Con la presidenza di Joe Biden cosà cambierà per i rapporti atlantici? Per Londra l’Atlantico si farà più stretto?

“Il Primo Ministro spera che diventi molto più stretto. Bojo aveva provato ad essere un grande amico anche di Donald Trump, ora vuole esserlo sicuramente di Joe Biden. Ma Biden è molto più furbo, teniamo presente che ha radici irlandesi e potrebbe essere interessato a quello che succede nelle terre dei suoi avi. Io sostengo che il destino degli inglesi è di essere comunque europei anche al di fuori dell’Unione. Lo stesso Boris Johnson ha bisogno di una Europa ricca e forte nel futuro, visto che rappresenta un enorme mercato per gli inglesi e un partner economico in ogni caso strategico.

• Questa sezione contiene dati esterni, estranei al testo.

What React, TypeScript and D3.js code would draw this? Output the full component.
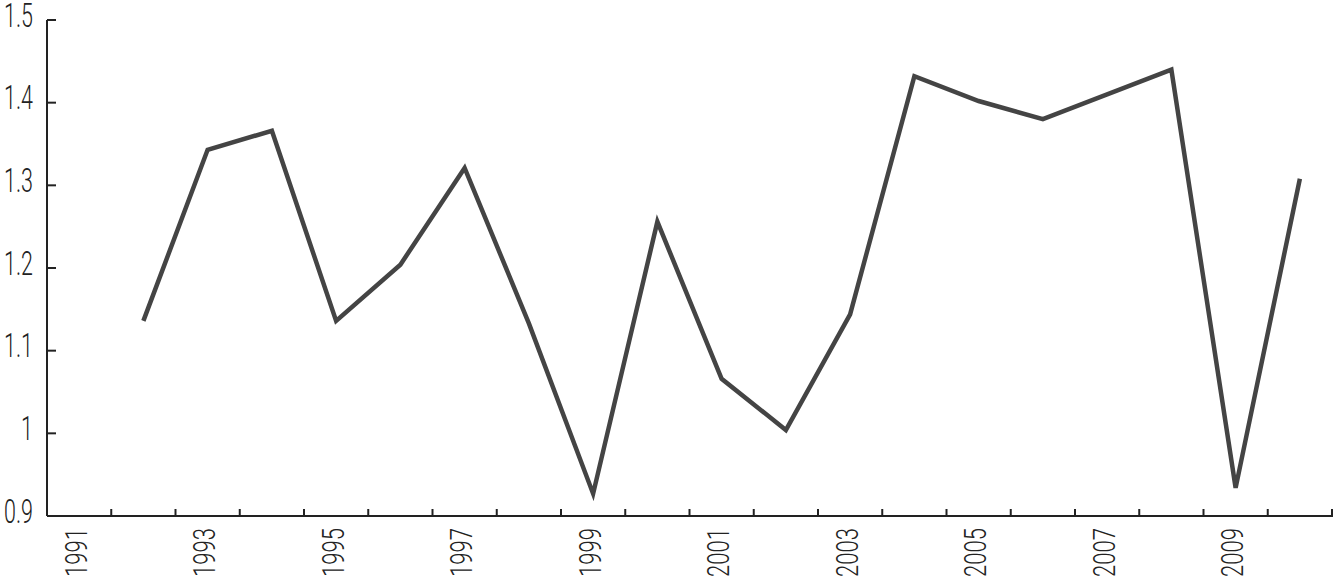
import React, { useEffect, useRef } from 'react';
import * as d3 from 'd3';

const years = d3.range(1991, 2011).map(String);
const seriesYears = d3.range(1992, 2011).map(String);
const seriesValues = [
  1.136, 1.343, 1.366, 1.136, 1.204, 1.321, 1.133, 0.927, 1.256, 1.066,
  1.004, 1.144, 1.432, 1.402, 1.38, 1.41, 1.44, 0.934, 1.308,
];
const yTicks = [0.9, 1, 1.1, 1.2, 1.3, 1.4, 1.5];

const FONT = "Roboto, 'DejaVu Sans', sans-serif";

const App = () => {
  const svgRef = useRef<SVGSVGElement>(null);

  useEffect(() => {
    const svg = d3.select(svgRef.current);
    svg.selectAll('*').remove();

    const left = 47;
    const right = 1332;
    const top = 20;
    const bottom = 516;

    const x = d3.scaleBand().domain(years).range([left, right]).padding(0);
    const y = d3.scaleLinear().domain([0.9, 1.5]).range([bottom, top]);

    // y axis
    const yAxis = svg.append('g').attr('transform', `translate(${left},0)`);
    yAxis
      .append('line')
      .attr('x1', 0)
      .attr('x2', 0)
      .attr('y1', y(1.5))
      .attr('y2', y(0.9))
      .attr('stroke', '#222')
      .attr('stroke-width', 2);
    yAxis
      .selectAll('.ytick')
      .data(yTicks)
      .join('line')
      .attr('x1', 0)
      .attr('x2', 9)
      .attr('y1', (d) => y(d))
      .attr('y2', (d) => y(d))
      .attr('stroke', '#222')
      .attr('stroke-width', 2);
    yAxis
      .selectAll('.ylabel')
      .data(yTicks)
      .join('text')
      .attr('transform', (d) => `translate(-14,${y(d) + 6.5}) scale(0.65,1)`)
      .attr('text-anchor', 'end')
      .attr('font-family', FONT)
      .attr('font-weight', 300)
      .attr('font-size', 33)
      .attr('fill', '#222')
      .text((d) => d3.format('~g')(d));

    // x axis
    const xAxis = svg.append('g');
    xAxis
      .append('line')
      .attr('x1', left)
      .attr('x2', right + 1)
      .attr('y1', bottom)
      .attr('y2', bottom)
      .attr('stroke', '#222')
      .attr('stroke-width', 2);
    const tickPos = years.map((d) => (x(d) as number) + x.bandwidth());
    xAxis
      .selectAll('.xtick')
      .data(tickPos)
      .join('line')
      .attr('x1', (d) => d)
      .attr('x2', (d) => d)
      .attr('y1', bottom)
      .attr('y2', bottom - 7)
      .attr('stroke', '#222')
      .attr('stroke-width', 2);
    xAxis
      .selectAll('.xlabel')
      .data(years.filter((d) => +d % 2 === 1))
      .join('text')
      .attr(
        'transform',
        (d) =>
          `translate(${(x(d) as number) + x.bandwidth() / 2 + 7.5},${bottom + 12}) rotate(-90) scale(0.69,1)`
      )
      .attr('text-anchor', 'end')
      .attr('font-family', FONT)
      .attr('font-weight', 300)
      .attr('font-size', 32)
      .attr('fill', '#222')
      .text((d) => d);

    // series line
    const line = d3
      .line<number>()
      .x((_, i) => (x(seriesYears[i]) as number) + x.bandwidth() / 2)
      .y((d) => y(d));
    svg
      .append('path')
      .datum(seriesValues)
      .attr('d', line)
      .attr('fill', 'none')
      .attr('stroke', '#444')
      .attr('stroke-width', 4.5)
      .attr('stroke-linejoin', 'miter');
  }, []);

  return (
    <svg
      ref={svgRef}
      width={1333}
      height={580}
      style={{ position: 'absolute', left: 0, top: 0, background: '#fff' }}
    />
  );
};

export default App;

Ma in questo momento non apre molto ai suoi “ex partner”. Per esempio, non vuole riconoscere l’ufficio dell’Unione a Londra come una ambasciata vera e propria”.

Il nuovo Presidente del Consiglio italiano è un europeista di primo piano, l’uomo che ha salvato l’eurozona sotto il motto “whatever it takes”. Mario Draghi a Palazzo Chigi che effetto fa a Londra?

“Un grande effetto, ma solo per chi capisce di politica, per la stragrande maggioranza degli inglesi è uno sconosciuto. Mario Draghi è uno dei più importanti leader europei e sarà interessante vedere come i tecnici “coabiteranno” con i politici, un esperimento a cui tutti guardano con favore”.